10 wishes for new things we will build in 2025
I’ve been feeling restless for about a week now. The election news just added to the restlessness. The jitters are all related to my work, and to the work of those around me.
If I could wish for different things for us to build next year, what would I wish for? Let me count the ways.
1. Let us build something unmonetizable. Sooner or later, there’s an unskippable ad or paywall coming for every bit of our reality. Online spaces. Streets. Everything. If we’re starting from scratch next year, I’d want us to build more stuff that nobody makes money from.
2. Let us build something free and open. With software, these paths are well trodden by now. But I’m also thinking about more than bits. Events. Conferences. Physical spaces. Someone’s definition of a library was that it was one of the last spaces where anyone can come and exist without having to spend money. That’s my wish number 1 and 2 all in one. More of this, please.
3. Let us build something deliberately small and lightweight. Just a few hours ago, I had to stop myself from screaming at a computer screen: “Please stop adding new features to this, we’re done and it’s working!” You’re not going to build an everything app. You’re not winning the best website contest. You won’t out-feature everyone with your new gizmo. The one race I don’t see anyone even signing up for is the race to be smaller. You’ll soon see why it matters.
4. Let us build something that doesn’t live on US servers. This is one reason why it helps to be small. Everyone in Europe (from education to security, from small businesses to healthcare) is realizing it this week: they’re helpless without Amazon’s buckets, and they can’t guarantee what this business model will look like after January 2025.
5. Let us build something deliberately ephemeral. Who says you need constant uptime? Who says your online presence must be global and non-stop? I know of online magazines whose servers depend on locally generated and stored solar energy. If the servers are down, nobody can download it. The founders know this and are cool with that - they’ve considered the above alternative scenarios before the rest of the world was even aware of them.
6. Let us build something multilingual. The illusion that we will all somehow end up “speaking American” is weak, fragile, and untenable. There are languages out there you havent’ fallen in love with yet. There are people who have been holding back on sharing their words, stories, cultures - because of the Vader choke of English. Well, make next year the one that counts. Pob lwc. Powodzenia.
7. Let us build something away from big social media. The alternatives have been there for a long while. There are more coming. There will be more to come. Next year, I will start rapidly losing respect for anyone who still believes that they need Twitter or Facebook presence for their new projects. Don’t waste your mana.

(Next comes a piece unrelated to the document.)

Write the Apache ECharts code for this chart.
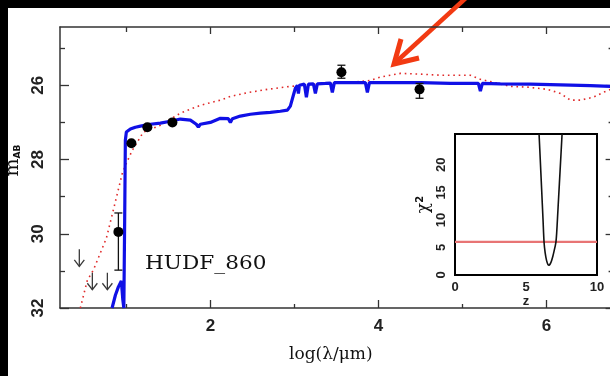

8. Let us build something that sparks joy. I’m done solemnly building, writing, voting, teaching and organising to “stop Bad Thing A from happening” or to “convince those who support Evil Plan B that they’re wrong” or “reverse and repair the damage done by Calamity C”. I want what I want. I know I’ve got a dozen things in my “Someday” folder which stupidly excite me. Plans to yoke my skill, hope, joy and desire together and make something truly bonkers. I was putting these plans off. I know you were, too. How about it?
9. Let us build something with no AI whatsoever. Listen, if you were OK with AI before the November election, then that means you are OK with (or ignorant of… same thing in the end) all AI’s footnotes and caveats, even as we speedrun all the negative consequences without seeing any of the promised benefits. Suit yourself. Here’s all I have to say on this. It still gives me joy to write, code, shoot, play, and draw without AI. And next year, I wish we would built more of these less sleek, more time consuming, but more joyful things.
10. Let us build something that tracks nobody. You don’t need user data. You don’t need advertising cookies. You don’t need analytics. You don’t need accounts, biometrics, location. You can build your thing and make sure it’s out there and still never touch any of these areas. This is how this blog works. This is how all internet used to work. And before internet, this is how much of reality used to work. Whatever you’re building, remind yourself of what it’s like to plan and build these things. Your skills won’t go to waste, I reckon.
I hope to come back to this list on New Year’s Day, pick an idea from my “Someday” file and get to work. Maybe you will, too.